▶ [PROBLEM TO SOLVE]: Please return nothing but the lines between the line holding "Generate a LaTeX" and the line holding "color=blue!\cb] (\xa,22) rectangle (\xb+0.7,623);", both ends included, without the pictures.

Records with drawing code:
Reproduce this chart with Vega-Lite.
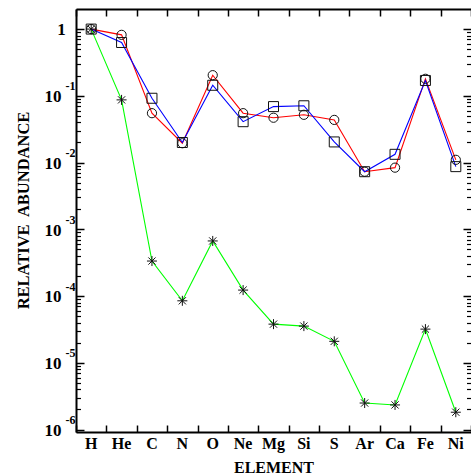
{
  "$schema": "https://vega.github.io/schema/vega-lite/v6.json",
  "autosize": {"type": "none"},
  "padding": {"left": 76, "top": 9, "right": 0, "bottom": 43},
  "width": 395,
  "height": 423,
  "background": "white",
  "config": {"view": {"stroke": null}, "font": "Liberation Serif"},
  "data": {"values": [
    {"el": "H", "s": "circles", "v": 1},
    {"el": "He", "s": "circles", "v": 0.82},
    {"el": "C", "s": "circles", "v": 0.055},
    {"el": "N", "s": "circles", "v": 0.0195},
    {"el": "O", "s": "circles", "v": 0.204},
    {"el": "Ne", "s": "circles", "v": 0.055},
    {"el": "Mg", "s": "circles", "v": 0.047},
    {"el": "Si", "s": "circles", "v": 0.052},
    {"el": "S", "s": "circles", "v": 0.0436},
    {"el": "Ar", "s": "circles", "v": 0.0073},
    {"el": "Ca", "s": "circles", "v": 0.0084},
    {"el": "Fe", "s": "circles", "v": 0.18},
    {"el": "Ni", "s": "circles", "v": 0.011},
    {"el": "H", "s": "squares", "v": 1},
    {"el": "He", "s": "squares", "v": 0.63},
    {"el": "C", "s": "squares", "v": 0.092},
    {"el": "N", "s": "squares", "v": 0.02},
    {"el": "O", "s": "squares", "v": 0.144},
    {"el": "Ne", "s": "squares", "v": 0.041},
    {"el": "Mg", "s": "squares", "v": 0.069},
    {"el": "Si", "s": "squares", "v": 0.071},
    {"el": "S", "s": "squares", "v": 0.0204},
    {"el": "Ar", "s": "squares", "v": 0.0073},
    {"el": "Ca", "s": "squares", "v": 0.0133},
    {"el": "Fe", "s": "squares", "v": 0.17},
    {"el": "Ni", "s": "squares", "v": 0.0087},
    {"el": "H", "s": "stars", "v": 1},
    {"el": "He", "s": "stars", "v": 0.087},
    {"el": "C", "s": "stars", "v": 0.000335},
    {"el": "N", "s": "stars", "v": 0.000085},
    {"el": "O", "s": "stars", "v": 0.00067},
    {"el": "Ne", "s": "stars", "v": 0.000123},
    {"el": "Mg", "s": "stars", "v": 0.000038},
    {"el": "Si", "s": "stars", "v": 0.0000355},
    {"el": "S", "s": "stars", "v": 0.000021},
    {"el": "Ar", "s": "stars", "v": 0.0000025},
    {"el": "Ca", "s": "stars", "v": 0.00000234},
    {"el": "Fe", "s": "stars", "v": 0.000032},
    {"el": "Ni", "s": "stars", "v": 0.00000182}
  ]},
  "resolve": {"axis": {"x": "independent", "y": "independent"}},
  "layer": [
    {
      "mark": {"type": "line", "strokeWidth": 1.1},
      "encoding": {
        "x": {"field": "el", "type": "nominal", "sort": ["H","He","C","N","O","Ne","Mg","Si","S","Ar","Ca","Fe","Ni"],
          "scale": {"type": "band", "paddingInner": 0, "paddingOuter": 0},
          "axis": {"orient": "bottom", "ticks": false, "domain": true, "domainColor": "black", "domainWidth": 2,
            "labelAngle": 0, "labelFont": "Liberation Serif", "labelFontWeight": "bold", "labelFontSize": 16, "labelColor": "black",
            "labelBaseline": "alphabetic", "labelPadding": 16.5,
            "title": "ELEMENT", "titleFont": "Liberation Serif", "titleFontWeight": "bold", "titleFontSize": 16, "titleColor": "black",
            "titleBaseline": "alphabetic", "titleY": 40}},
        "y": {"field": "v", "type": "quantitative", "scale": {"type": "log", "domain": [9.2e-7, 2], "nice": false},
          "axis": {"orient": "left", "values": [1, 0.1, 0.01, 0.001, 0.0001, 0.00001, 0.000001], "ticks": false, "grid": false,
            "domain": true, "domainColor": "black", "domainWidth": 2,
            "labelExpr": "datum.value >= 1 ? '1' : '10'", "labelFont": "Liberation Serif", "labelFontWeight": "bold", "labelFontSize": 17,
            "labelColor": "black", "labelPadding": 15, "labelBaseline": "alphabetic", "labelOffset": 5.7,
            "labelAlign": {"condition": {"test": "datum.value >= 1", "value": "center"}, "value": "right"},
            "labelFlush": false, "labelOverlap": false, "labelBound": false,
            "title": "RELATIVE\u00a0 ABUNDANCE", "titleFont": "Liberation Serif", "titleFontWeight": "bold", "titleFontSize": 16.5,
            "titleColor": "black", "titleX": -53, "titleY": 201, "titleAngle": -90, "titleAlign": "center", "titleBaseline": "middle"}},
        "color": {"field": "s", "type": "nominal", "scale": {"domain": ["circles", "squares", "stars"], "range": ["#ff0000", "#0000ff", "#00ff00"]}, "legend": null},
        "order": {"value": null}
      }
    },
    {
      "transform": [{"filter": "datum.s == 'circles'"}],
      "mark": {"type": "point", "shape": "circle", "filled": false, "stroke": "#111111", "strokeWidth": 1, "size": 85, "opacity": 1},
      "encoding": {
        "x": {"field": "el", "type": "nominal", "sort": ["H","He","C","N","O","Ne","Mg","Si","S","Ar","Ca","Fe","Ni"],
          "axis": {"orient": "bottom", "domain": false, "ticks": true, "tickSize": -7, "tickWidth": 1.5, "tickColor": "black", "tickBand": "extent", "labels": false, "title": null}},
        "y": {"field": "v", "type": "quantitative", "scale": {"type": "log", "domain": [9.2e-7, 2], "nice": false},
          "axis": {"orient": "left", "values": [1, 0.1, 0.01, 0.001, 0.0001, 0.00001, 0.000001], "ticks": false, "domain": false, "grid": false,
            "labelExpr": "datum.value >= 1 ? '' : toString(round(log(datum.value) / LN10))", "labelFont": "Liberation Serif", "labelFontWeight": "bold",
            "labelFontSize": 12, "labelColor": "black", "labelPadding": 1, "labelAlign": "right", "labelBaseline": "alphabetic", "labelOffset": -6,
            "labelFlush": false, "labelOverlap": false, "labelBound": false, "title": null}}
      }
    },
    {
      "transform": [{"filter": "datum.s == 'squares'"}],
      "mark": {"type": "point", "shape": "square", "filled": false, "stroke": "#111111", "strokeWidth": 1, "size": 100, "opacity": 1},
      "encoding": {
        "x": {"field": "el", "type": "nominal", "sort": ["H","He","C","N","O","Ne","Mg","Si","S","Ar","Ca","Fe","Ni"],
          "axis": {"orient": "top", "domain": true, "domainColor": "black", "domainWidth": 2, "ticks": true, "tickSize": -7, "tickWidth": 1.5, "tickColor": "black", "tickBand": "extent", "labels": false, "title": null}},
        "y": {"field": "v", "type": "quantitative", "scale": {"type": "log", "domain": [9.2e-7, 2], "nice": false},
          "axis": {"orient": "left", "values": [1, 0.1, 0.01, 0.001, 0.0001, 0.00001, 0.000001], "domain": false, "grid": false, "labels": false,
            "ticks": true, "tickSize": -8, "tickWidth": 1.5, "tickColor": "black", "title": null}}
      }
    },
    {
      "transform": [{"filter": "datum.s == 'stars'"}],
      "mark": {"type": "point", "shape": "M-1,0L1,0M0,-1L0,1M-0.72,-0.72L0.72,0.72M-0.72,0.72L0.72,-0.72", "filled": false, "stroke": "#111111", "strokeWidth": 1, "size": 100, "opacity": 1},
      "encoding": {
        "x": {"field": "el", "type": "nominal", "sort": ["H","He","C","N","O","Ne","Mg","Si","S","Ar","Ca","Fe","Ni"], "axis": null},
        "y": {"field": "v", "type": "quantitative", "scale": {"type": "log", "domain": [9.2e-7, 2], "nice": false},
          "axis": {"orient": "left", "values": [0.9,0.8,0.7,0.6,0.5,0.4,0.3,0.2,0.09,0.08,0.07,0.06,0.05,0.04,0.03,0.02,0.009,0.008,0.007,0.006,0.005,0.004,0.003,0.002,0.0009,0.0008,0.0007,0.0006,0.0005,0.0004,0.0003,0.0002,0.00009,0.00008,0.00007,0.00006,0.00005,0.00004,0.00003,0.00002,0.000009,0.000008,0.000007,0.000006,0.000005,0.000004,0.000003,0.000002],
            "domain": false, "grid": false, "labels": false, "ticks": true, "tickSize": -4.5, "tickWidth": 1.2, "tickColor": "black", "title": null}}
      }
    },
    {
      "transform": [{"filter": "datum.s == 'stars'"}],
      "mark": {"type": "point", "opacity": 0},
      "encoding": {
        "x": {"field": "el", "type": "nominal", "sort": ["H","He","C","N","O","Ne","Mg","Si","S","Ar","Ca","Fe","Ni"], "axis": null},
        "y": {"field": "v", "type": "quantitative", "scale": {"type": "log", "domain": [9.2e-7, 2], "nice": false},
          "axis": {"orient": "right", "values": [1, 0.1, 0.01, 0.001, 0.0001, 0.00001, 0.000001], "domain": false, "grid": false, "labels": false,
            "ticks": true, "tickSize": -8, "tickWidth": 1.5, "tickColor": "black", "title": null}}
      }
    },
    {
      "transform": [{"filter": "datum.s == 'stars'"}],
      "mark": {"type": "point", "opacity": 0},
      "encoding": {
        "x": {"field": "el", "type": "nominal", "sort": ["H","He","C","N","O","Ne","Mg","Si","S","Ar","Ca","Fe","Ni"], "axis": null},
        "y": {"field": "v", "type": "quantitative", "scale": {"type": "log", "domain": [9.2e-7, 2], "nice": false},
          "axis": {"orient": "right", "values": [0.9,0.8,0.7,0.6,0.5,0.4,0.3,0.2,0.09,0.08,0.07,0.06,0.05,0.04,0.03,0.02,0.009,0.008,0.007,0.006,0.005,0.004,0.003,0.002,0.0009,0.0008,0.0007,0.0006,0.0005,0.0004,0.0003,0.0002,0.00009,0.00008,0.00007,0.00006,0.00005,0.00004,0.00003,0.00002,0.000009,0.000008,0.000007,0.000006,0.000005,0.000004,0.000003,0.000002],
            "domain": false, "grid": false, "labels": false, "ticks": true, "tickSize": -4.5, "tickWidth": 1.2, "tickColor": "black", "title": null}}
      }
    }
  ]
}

==

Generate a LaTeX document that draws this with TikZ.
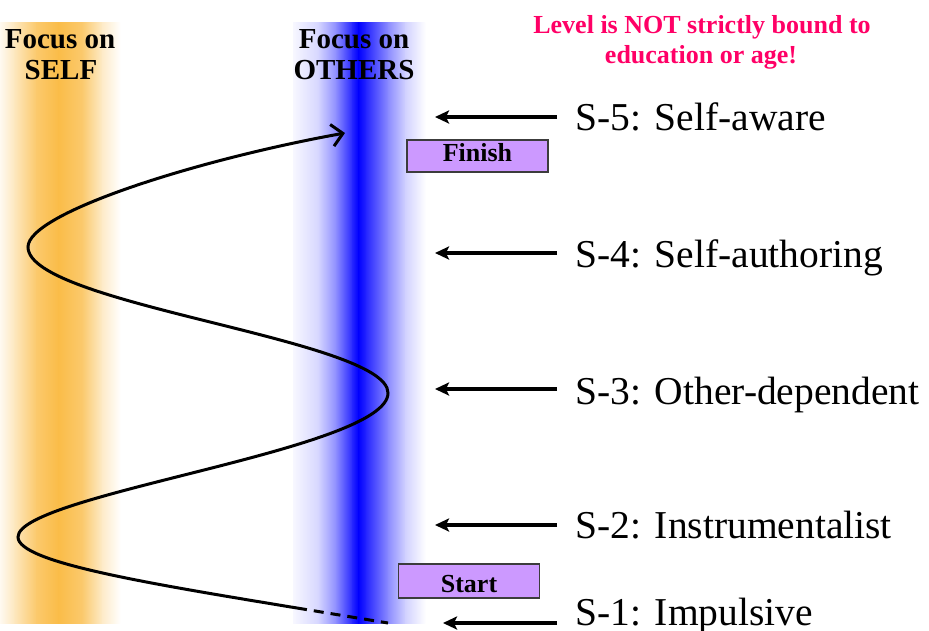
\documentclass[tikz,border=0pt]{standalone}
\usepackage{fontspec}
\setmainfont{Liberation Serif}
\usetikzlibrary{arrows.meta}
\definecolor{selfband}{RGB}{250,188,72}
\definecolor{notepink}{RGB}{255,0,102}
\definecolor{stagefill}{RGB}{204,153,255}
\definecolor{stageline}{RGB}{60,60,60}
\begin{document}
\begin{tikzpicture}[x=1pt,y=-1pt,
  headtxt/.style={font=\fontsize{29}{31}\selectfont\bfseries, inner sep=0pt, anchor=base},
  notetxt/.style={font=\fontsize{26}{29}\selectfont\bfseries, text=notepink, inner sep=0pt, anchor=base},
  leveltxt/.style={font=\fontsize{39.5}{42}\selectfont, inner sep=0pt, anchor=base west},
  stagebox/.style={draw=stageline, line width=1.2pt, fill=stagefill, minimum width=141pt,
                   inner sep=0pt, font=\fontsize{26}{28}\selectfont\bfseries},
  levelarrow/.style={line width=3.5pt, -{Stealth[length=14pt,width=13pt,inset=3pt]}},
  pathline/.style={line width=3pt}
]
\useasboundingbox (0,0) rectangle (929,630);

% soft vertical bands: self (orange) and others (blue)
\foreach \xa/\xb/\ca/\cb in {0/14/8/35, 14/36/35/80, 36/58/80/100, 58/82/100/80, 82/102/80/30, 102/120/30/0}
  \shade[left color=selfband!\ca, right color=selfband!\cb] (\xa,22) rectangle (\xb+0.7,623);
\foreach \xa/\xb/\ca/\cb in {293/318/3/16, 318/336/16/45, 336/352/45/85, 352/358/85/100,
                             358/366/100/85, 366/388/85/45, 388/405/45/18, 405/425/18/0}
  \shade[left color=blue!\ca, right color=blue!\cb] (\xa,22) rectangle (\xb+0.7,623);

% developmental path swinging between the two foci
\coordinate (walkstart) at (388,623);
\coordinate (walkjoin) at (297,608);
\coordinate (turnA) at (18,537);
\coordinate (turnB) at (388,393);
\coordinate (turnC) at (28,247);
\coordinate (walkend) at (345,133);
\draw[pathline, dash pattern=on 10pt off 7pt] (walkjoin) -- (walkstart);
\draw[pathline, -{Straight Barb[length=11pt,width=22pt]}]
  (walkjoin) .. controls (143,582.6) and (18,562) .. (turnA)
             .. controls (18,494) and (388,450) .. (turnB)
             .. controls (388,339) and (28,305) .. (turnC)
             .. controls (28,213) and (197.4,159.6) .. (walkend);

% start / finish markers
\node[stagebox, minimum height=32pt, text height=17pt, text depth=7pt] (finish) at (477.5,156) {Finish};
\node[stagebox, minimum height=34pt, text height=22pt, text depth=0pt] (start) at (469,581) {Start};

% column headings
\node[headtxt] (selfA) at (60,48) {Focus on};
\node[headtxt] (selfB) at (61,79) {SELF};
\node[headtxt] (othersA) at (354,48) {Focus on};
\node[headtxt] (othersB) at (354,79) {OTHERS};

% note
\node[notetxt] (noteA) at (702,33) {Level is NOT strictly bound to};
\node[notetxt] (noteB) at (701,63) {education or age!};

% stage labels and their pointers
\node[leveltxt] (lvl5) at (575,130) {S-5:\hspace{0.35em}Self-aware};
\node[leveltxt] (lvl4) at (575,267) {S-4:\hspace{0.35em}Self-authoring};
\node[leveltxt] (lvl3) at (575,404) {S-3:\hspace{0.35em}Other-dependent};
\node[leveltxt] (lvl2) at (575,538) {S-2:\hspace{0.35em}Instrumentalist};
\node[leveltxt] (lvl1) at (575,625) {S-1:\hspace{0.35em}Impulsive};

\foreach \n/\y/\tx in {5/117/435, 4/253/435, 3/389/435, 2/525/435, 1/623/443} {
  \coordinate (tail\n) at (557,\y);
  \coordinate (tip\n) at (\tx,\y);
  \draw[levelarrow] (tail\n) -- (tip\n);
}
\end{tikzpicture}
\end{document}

▶ [SOLVED PROBLEM]:
Generate a LaTeX document that draws this with TikZ.
\documentclass[tikz,border=0pt]{standalone}
\usepackage{fontspec}
\setmainfont{Liberation Serif}
\usetikzlibrary{arrows.meta}
\definecolor{selfband}{RGB}{250,188,72}
\definecolor{notepink}{RGB}{255,0,102}
\definecolor{stagefill}{RGB}{204,153,255}
\definecolor{stageline}{RGB}{60,60,60}
\begin{document}
\begin{tikzpicture}[x=1pt,y=-1pt,
  headtxt/.style={font=\fontsize{29}{31}\selectfont\bfseries, inner sep=0pt, anchor=base},
  notetxt/.style={font=\fontsize{26}{29}\selectfont\bfseries, text=notepink, inner sep=0pt, anchor=base},
  leveltxt/.style={font=\fontsize{39.5}{42}\selectfont, inner sep=0pt, anchor=base west},
  stagebox/.style={draw=stageline, line width=1.2pt, fill=stagefill, minimum width=141pt,
                   inner sep=0pt, font=\fontsize{26}{28}\selectfont\bfseries},
  levelarrow/.style={line width=3.5pt, -{Stealth[length=14pt,width=13pt,inset=3pt]}},
  pathline/.style={line width=3pt}
]
\useasboundingbox (0,0) rectangle (929,630);

% soft vertical bands: self (orange) and others (blue)
\foreach \xa/\xb/\ca/\cb in {0/14/8/35, 14/36/35/80, 36/58/80/100, 58/82/100/80, 82/102/80/30, 102/120/30/0}
  \shade[left color=selfband!\ca, right color=selfband!\cb] (\xa,22) rectangle (\xb+0.7,623);
\foreach \xa/\xb/\ca/\cb in {293/318/3/16, 318/336/16/45, 336/352/45/85, 352/358/85/100,
                             358/366/100/85, 366/388/85/45, 388/405/45/18, 405/425/18/0}
  \shade[left color=blue!\ca, right color=blue!\cb] (\xa,22) rectangle (\xb+0.7,623);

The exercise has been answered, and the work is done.